Puis, en septembre 2016, de concert avec l’Université Concordia, une trentaine de caméras à déclenchement automatique ont été installées dans les zones prioritaires près des infrastructures routières, principalement souterraines. Le travail de recherche, ayant pour but de recenser les déplacements fauniques, s’est échelonné sur 18 mois. Des centaines de milliers de clichés d’animaux ont été pris au cours de cette période. « On croyait que certains endroits étaient propices aux passages fauniques, alors que ce n’était pas le cas », a indiqué la DG de Corridor appalachien.

Long terme

Du projet Corridors devrait émerger une série de recommandations d’aménagements et d’actions à poser pour faciliter les passages fauniques aux abords de l’autoroute 10. La construction de nouveaux ponceaux spécifiques à chaque espèce animale, traversant l’artère routière, figure parmi la panoplie d’options possibles. L’installation de clôtures pour « canaliser » les bêtes dans un secteur précis en est une autre. « Il y a beaucoup de choses à faire par rapport aux passages fauniques. Malheureusement, nous ne sommes pas dans un contexte de construction d’un réseau routier, comme ce fut le cas à Québec [NDLR : avec la route 175]. On va devoir se coller au calendrier de réfection d’infrastructures de l’autoroute 10 du MTQ pour apporter des correctifs », a soutenu Mme Lelièvre. Le tout pourrait s’échelonner sur près de 10 ans, a-t-elle ajouté.
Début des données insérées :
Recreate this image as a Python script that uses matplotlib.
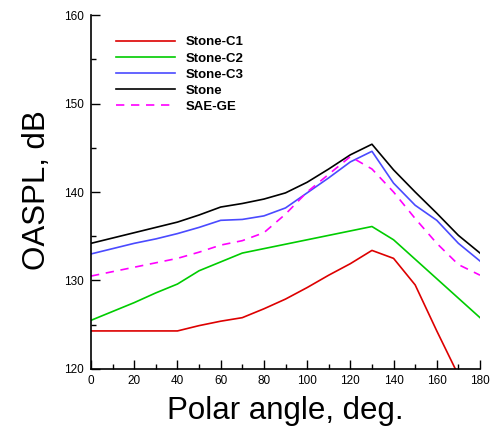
import numpy as np
import matplotlib
matplotlib.use('Agg')
import matplotlib.pyplot as plt
from matplotlib.ticker import MultipleLocator

plt.rcParams['font.family'] = ['Liberation Sans', 'DejaVu Sans']

# 각도 (deg)
angle = [0, 10, 20, 30, 40, 50, 60, 70, 80, 90, 100, 110, 120, 130, 140, 150, 160, 170, 180]

stone_c1 = [124.3, 124.3, 124.3, 124.3, 124.3, 124.9, 125.4, 125.8, 126.8, 127.9, 129.2, 130.6,
            131.9, 133.4, 132.5, 129.5, 124.3, 119.3, 114.0]
stone_c2 = [125.5, 126.5, 127.5, 128.6, 129.6, 131.1, 132.1, 133.1, 133.6, 134.1, 134.6, 135.1,
            135.6, 136.1, 134.6, 132.4, 130.2, 128.0, 125.8]
stone_c3 = [133.0, 133.6, 134.2, 134.7, 135.3, 136.0, 136.8, 136.9, 137.3, 138.2, 139.9, 141.6,
            143.4, 144.6, 141.0, 138.5, 136.8, 134.2, 132.2]
stone = [134.2, 134.8, 135.4, 136.0, 136.6, 137.4, 138.3, 138.7, 139.2, 139.9, 141.1, 142.6,
         144.2, 145.4, 142.5, 140.0, 137.6, 135.1, 133.1]
sae_ge = [130.5, 131.0, 131.5, 132.0, 132.5, 133.2, 134.0, 134.5, 135.4, 137.5, 140.0, 142.0,
          144.0, 142.6, 140.0, 137.0, 134.2, 131.8, 130.6]

fig = plt.figure(figsize=(4.92, 4.34), dpi=100)
ax = fig.add_axes([0.185, 0.1498, 0.7906, 0.8156])

ax.plot(angle, stone_c1, color='#dd0000', lw=1.2, label='Stone-C1')
ax.plot(angle, stone_c2, color='#00cc00', lw=1.2, label='Stone-C2')
ax.plot(angle, stone_c3, color='#4a4aff', lw=1.2, label='Stone-C3')
ax.plot(angle, stone, color='black', lw=1.2, label='Stone')
ax.plot(angle, sae_ge, color='#ff00ff', lw=1.2, ls=(0, (5, 4)), label='SAE-GE')

ax.set_xlim(0, 180)
ax.set_ylim(120, 160)
ax.xaxis.set_major_locator(MultipleLocator(20))
ax.xaxis.set_minor_locator(MultipleLocator(10))
ax.yaxis.set_major_locator(MultipleLocator(10))
ax.yaxis.set_minor_locator(MultipleLocator(5))

ax.spines['top'].set_visible(False)
ax.spines['right'].set_visible(False)
ax.spines['left'].set_linewidth(1.2)
ax.spines['bottom'].set_linewidth(1.2)
ax.tick_params(which='both', direction='in', width=1.0, labelsize=8.5)
ax.tick_params(which='major', length=6.5)
ax.tick_params(which='minor', length=3.5)
ax.tick_params(axis='y', pad=5)
ax.tick_params(axis='x', pad=4)

ax.set_xlabel('Polar angle, deg.', fontsize=22.5, va='top')
ax.xaxis.set_label_coords(0.5, -0.075)
ax.set_ylabel('OASPL, dB', fontsize=22.5)
ax.yaxis.set_label_coords(-0.10, 0.505)

leg = ax.legend(loc='upper left', bbox_to_anchor=(0.064, 0.94), frameon=False,
                borderpad=0, borderaxespad=0, handlelength=4.5, handletextpad=0.8,
                labelspacing=0.29, prop={'size': 9.5, 'weight': 'bold'})

fig.savefig('out.png', dpi=100)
Afin de mener à terme son ambitieux projet, dont le budget global est de 125 000 $, Corridor appalachien devrait déposer sous peu une demande de subvention de 33 000 $ sur deux ans à la Fondation de la Faune du Québec. Bromont a appuyé cette requête par voie de résolution lors de sa plus récente séance du conseil. De plus, la municipalité s’est engagée à participer à l’élaboration d’un plan d’action. « Cette somme servirait à 100 % à la mise en œuvre du projet de protection des corridors naturels avec les intervenants locaux dans les quatre zones prioritaires », a soutenu Corridor appalachien.